Friday 24 August 2012

The Art of Children's Books Exhibition

Hi Chaps,

I wanted to write about 'The Illustrators: The Art of Children's Books Curated by Julia Donaldson' exhibition, which I saw a few days ago.

Basically it's an exhibition of illustrators who've illustrated Julia Donaldsons's books.
It was at the Rheged Centre just outside Penrith, info here -
Here's the leaflet -

But it was very interesting indeed, it had examples of work by Axel Scheffler, Lydia Monks, David Roberts,
Emily Gravett, Joel Stewart, Paul Hess, Anna Currey and Thomas Docherty.
It was great to see the actual artwork, and some artists had supplied pencil roughs too.
There were some great ones by Anna Currey, which I enjoyed seeing.

It was especially good to see stuff by David Roberts and Lydia Monks, who I'm particular fans of, and own books by.
And there were some great streets and bulky clouds by Thomas Docherty.

The exhibition also had some great activities. there was a giant magnetic wall-mounted Gruffalo jigsaw and they had a Deep Dark Wood reading corner too, see the picture below.

And also a short film of Quentin Blake talking about his illustration, showing him working from roughs and idea sketches, very inspiring indeed.
So, if you're up by Penrith till 2nd Sept I recommend popping along.
Otherwise, I believe it's a touring exhibition, so keep a look out.

Friday 10 August 2012

The Blooz Arrives

Look what arrived in the post, an actual copy of my book 'Stuck With the Blooz'.
Here it is just out of the package.

It's great to see it in real life and see all the pictures properly in real life on paper rather than on screen.
And with my Artist's head, rather than my Reader's head on, I do think it's been designed as a package really nicely.
Just noticing all the bits and bobs that the design team did with the cover etc.
I like the way they've echoed the stripes on the Blooz's Victorian swimsuit on the back cover and dust jacket, and have used the goldfish, crayon and paper plane on the dust jacket flaps and back cover.
Also, the picture of the Blooz dripping on the child was a favourite with everyone, but it had to be lost from the story on the inside, but a use was found for it on the back there, which was very nice.
Here are some pics of said bits.

And the paper texture is lovely. Really nice feel, and it shows off the colour and texture in the art really nicely too.
Well done indeed all the chaps at Harcourt.

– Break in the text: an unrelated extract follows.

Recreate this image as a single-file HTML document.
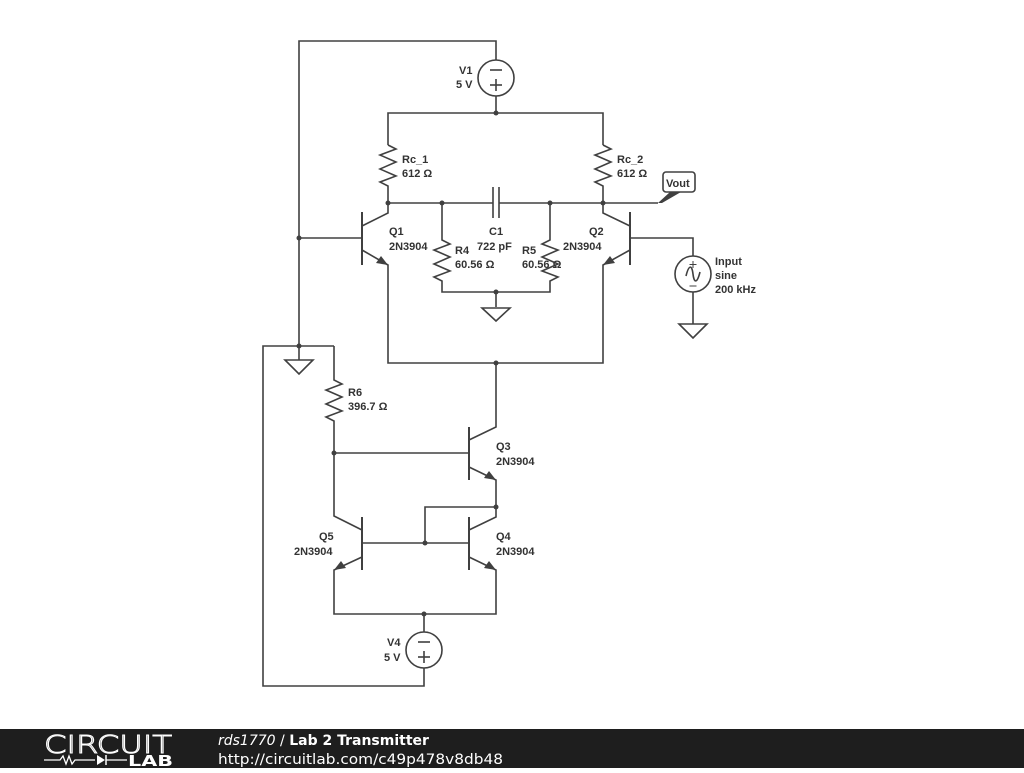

But enough of me talking about the design and paper texture like some pretentious artist with a funny haircut and silly trousers.
Here's a sneak peek at one of the spreads.

Wednesday 8 August 2012

Lawks, my book is out.

"Watch Your Tongue Cecily Beasley" is now actually available to actually buy.
It's published by Sterling in the US, but is also available in the UK.
You can get it on Amazon, Barnes and Noble, and The Book Depository.
It's a fun rhyming story written by Lane Fredrickson, and it was great to illustrate.
Here's Cecily -

And there are already a few reviews out for it, this is from Publishers Weekly
"It is said that the tongue is one of the strongest muscles in the human body, and the one belonging to ill-mannered Cecily Beasley is a whole lot stronger by the end of her ordeal in this cautionary tale. Cecily has many bad habits—“She tap-danced on tables./ She cartwheeled in dirt./ And she wrote, ‘I won’t share’ on the front of her shirt”—but worst of all is her tendency to stick out her tongue at friends and family alike. She is warned that her tongue might get stuck that way, and, wouldn’t you know it, it does just that. Debut author Fredrickson doesn’t stop there: a bird promptly builds a nest on Cecily’s tongue, forcing the girl to carry it around in front of her face. It’s not until the Mockingbeak Tongue-snatchers hatch (and promptly stick out their tongues at Cecily) that she has a change of heart. Fredrickson’s galloping verse delivers the story’s message with a light touch (and some clever rhymes), while British illustrator Davis’s loose, expressive cartoons make the most of the comic absurdity of the premise. Ages 4–7"

And this is from Parents & Teachers Blog
“Cecily Beasley was never polite. She never said, ‘Thank you,’ or ‘Please,’ or ‘Good night.’”
Cecily Beasley is, in fact, a rather rotten little girl. She sticks out Her tongue at her teachers and ruins her friends’ birthday parties. Will she ever learn to be a polite young lady?
Lane Fredrickson and Jon Davis’ rhyming book about a girl who learns manners the hard way will be a laugh for children and parents alike. Kids will enjoy the tale of Cecily’s misadventures, and the book will give parents the opportunity to help their own children learn a lesson about how to be polite.
Not only does the book teach young readers a lesson, it’s also a joy to read. I love the humor of Fredrickson’s rhyme about Cecily, and Davis’ colorful illustrations are fun from the very first page. This book is great for those who need a brush-up on manners and those who enjoy a funny story."

So that's good, they're nice and positive.